In general, each processor within the dataflow pipeline takes input, performs processing, and produces output. For instance, consider the scenario where a file is processed by the SplitRecord Processor, which specifically splits an input FlowFile, formatted in a record-oriented data format, into multiple smaller FlowFiles. Below it is shown with a sample file

Fig 3.

So this will take 1 flow file as input which is shown in Fig 3. And will produce 10 flow files as output. So the provenance event generated by SplitRecord Processor will look like Fig 4.

Fig 4.

Fig 4 shows the FORK provenance event generated by SplitRecord processor, here we are interested in parentUuid and childUuid which is showing flow-file ids of input and output flow-files. So in this case we have one flow file as input and ten flow files as output.

Now let us devise an algorithm to check for data-flow completion, after which error file generation can happen. We will be using childUuid (In Fig 4) to calculate no of output flow files. Lineage start time is constant for a flow-file hence all the provenance events of a flow-file can be tracked using Lineage start time. Which is helpful in tracking all events of an input file.

We have arranged each processors provenance events into two categories either a success or failure

We use these events to calculate provenance Events count.

Each processor in Fig 2. Generated provenance events which can be monitored as deprecated in below steps

1. ListSFTP processor generates one CREATE event when a file is found, hence success is incremented to 1 and as it is the first processor of the block so total is also incremented to 1. And it searches for next processor Which is FetchSFTP and increments its total by childUuids size which is 1

1. FetchSFTP processor generates one FETCH event when a file is fetched, hence success is incremented to 1 and it searches for next processor which is SplitRecord and its total by childUuids size which is 1

1. SplitRecord processor generates one FORK event (Fig 4) when a file is fetched, hence success is incremented to 1 and it searches for next processor which is OAuthClientProcessor and its total by childUuids size which is 10

1. The OAuthClientProcessor generates 10 DROP events when a flow-file is fetched. This is the last processor of the dataflow, so we terminate the success relationship. Which generates DROP events and processes them, hence success is incremented to 10 and it searches for the next processor which it does not find.

How to calculate the percentage?
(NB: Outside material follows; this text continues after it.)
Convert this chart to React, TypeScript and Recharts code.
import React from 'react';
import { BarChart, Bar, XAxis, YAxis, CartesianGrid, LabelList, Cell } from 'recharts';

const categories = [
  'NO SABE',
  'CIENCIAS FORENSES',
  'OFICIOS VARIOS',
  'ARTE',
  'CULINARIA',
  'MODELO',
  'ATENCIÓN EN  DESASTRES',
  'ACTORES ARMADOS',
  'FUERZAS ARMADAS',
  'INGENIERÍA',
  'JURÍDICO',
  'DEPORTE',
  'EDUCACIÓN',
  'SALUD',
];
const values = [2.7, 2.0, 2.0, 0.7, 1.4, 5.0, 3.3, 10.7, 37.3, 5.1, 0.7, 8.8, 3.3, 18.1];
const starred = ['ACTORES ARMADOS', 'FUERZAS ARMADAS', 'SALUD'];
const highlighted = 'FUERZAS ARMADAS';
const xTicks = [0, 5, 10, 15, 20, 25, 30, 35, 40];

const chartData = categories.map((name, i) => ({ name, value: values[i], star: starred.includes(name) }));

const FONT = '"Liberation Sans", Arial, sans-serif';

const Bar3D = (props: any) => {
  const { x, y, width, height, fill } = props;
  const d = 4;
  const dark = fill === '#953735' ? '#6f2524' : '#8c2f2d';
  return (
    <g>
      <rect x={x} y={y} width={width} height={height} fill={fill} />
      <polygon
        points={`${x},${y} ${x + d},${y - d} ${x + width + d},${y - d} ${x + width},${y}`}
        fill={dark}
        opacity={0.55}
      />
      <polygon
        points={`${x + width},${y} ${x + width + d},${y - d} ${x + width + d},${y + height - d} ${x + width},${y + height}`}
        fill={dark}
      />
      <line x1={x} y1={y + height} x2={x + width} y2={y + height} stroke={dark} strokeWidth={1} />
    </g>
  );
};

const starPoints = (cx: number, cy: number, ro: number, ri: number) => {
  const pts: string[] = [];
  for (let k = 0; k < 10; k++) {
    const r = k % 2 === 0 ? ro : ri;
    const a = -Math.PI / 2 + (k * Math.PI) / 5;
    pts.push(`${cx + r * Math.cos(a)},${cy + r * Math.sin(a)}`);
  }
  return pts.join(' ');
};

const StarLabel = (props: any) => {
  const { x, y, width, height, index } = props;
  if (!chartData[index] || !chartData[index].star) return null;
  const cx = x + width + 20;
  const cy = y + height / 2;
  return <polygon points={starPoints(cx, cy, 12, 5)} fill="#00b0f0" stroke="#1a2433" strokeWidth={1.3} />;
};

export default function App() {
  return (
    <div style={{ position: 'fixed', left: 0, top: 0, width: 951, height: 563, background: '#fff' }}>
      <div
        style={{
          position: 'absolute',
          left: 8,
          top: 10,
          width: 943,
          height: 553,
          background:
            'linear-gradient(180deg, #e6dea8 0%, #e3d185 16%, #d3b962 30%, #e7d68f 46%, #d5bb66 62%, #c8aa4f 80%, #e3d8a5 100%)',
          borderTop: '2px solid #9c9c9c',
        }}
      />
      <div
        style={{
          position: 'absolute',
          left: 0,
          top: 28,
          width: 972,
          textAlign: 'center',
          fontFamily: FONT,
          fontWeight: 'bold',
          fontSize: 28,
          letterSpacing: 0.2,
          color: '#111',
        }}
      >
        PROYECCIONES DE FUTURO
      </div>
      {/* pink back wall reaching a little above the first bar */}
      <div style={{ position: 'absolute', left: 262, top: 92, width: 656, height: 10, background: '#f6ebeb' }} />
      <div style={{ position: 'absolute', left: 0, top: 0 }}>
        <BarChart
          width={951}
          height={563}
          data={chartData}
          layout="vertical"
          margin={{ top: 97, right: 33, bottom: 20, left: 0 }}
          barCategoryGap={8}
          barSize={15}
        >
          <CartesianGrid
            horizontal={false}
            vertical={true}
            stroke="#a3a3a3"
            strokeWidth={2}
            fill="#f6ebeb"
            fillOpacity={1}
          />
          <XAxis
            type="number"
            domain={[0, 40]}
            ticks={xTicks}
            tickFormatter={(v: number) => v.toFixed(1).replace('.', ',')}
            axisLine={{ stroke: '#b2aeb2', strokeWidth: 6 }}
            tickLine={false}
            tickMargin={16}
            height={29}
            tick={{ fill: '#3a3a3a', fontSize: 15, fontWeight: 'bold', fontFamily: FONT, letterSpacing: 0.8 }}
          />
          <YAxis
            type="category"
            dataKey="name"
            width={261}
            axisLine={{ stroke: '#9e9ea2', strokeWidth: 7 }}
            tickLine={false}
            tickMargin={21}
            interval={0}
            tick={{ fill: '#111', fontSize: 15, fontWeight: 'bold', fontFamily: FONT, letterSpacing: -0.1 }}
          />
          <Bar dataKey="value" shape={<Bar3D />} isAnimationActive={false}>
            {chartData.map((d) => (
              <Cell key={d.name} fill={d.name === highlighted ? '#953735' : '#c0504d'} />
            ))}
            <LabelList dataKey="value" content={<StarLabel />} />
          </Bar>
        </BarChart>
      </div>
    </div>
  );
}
Percentage = ((Success + Failed) / Total) * 100. And if the total is 0 it will be evaluated as 0%. Fig 5. Shows how this percentage is being used to evaluate completion of data-flow.

Fig 5.

Currently, the Error File Generation cron is in operation, overseeing the data to ensure 100% completion for all processors in the data flow. If all processors achieve 100% completion, an error file is generated using the data saved from provenance events. If any processors are not fully completed, the cron checks for this in the subsequent cycle. And it uses lineageStartTime to only take provenance events of a particular flow-file. Considering that large files may take time to complete, it is important to note that provenance events might also take time to accumulate fully and may not be entirely available within a single cron cycle.

In Fig 6. Presenting a few examples of observability stacks that can be constructed atop dataflows.

Fig 6.

Conclusion

• Provenance events are a very useful tool in creating generic systems for Nifi clusters. They are capable of solving a wide variety of use cases if used properly.
• Things like understanding of Nifi backPressure are critical in designing scalable systems which are capable of solving a variety of problems without inducing any side effects.
• Nifi is a continuous flow, which makes some of the obvious problems tricky to solve. As we have seen just for checking the flow-file is completed we had to write an algorithm.